A primera vista, puede parecer un Evangelio que nos aburre o que nos puede costar entender, pero si lo leemos y releemos atentamente, si nos fijamos en las palabras que se repiten, si acogemos las afirmaciones sorprendentes que presenta, entraremos en la luz del misterio de la Encarnación; el Verbo hecho carne, que ilumina a todo hombre que viene a este mundo.

El Verbo, la Palabra, el Logos es el Hijo eterno de Dios, que existía desde la eternidad, que es Dios como el Padre y por y por quien todo ha sido creado.

El Verbo, la Palabra, el Logos es el sentido, la razón y la lógica de la creación, de la historia y de la humanidad. Todo lleva la marca del Verbo, el sello de la Palabra, el fuego del Logos.

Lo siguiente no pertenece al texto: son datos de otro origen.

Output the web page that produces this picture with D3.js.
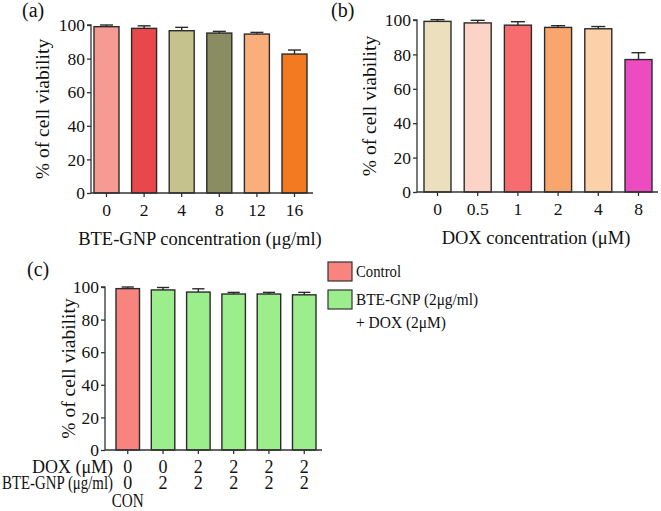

Y el Verbo que existía desde el principio “se hizo carne y habitó entre nosotros”. Es Cristo Jesús, el maestro de Nazaret, el hijo de la Virgen María.

Aquel que da consistencia a toda la realidad, que es Dios y por el que todo fue hecho, ha puesto su tienda entre nosotros y es uno de nosotros. En su rostro humano se revela el rostro de Dios, su corazón, su misericordia, su voluntad, su gracia: “A Dios nadie lo ha visto jamás: Dios Unigénito, que está en el seno del Padre, es quien lo ha dado a conocer”.

Contemplando al Niño en brazos de su madre, María, no podemos dejar de pensar que, en la debilidad, es Dios quien se manifiesta y entra en nuestra historia; que el Verbo eterno está ahí, en un establo, en Belén de Judá, a nuestra disposición.

El que era la luz y la vida desde el principio ilumina y vivifica ahora desde la humanidad de un niño, de un hombre. Él es la luz que brilla en las tinieblas y que alumbra a todo hombre viniendo a este mundo. Y aunque el mundo no lo recibió, a cuantos lo recibieron y creen en su nombre, les da el poder de ser hijos de Dios.

Los especialistas en el evangelio según San Juan subrayan que este prólogo, con el que comienza el relato, es un himno cristiano primitivo. Este himno es de una profundidad sorprendente: celebra la preexistencia eterna de Cristo y su encarnación entre nosotros, proclama su papel mediador en la creación y su manifestación en el mundo como vida y luz, y confiesa su condición divina y su verdadera humanidad.

Adoremos el misterio del Verbo que existía desde el principio y que ahora ha puesto su tienda entre nosotros.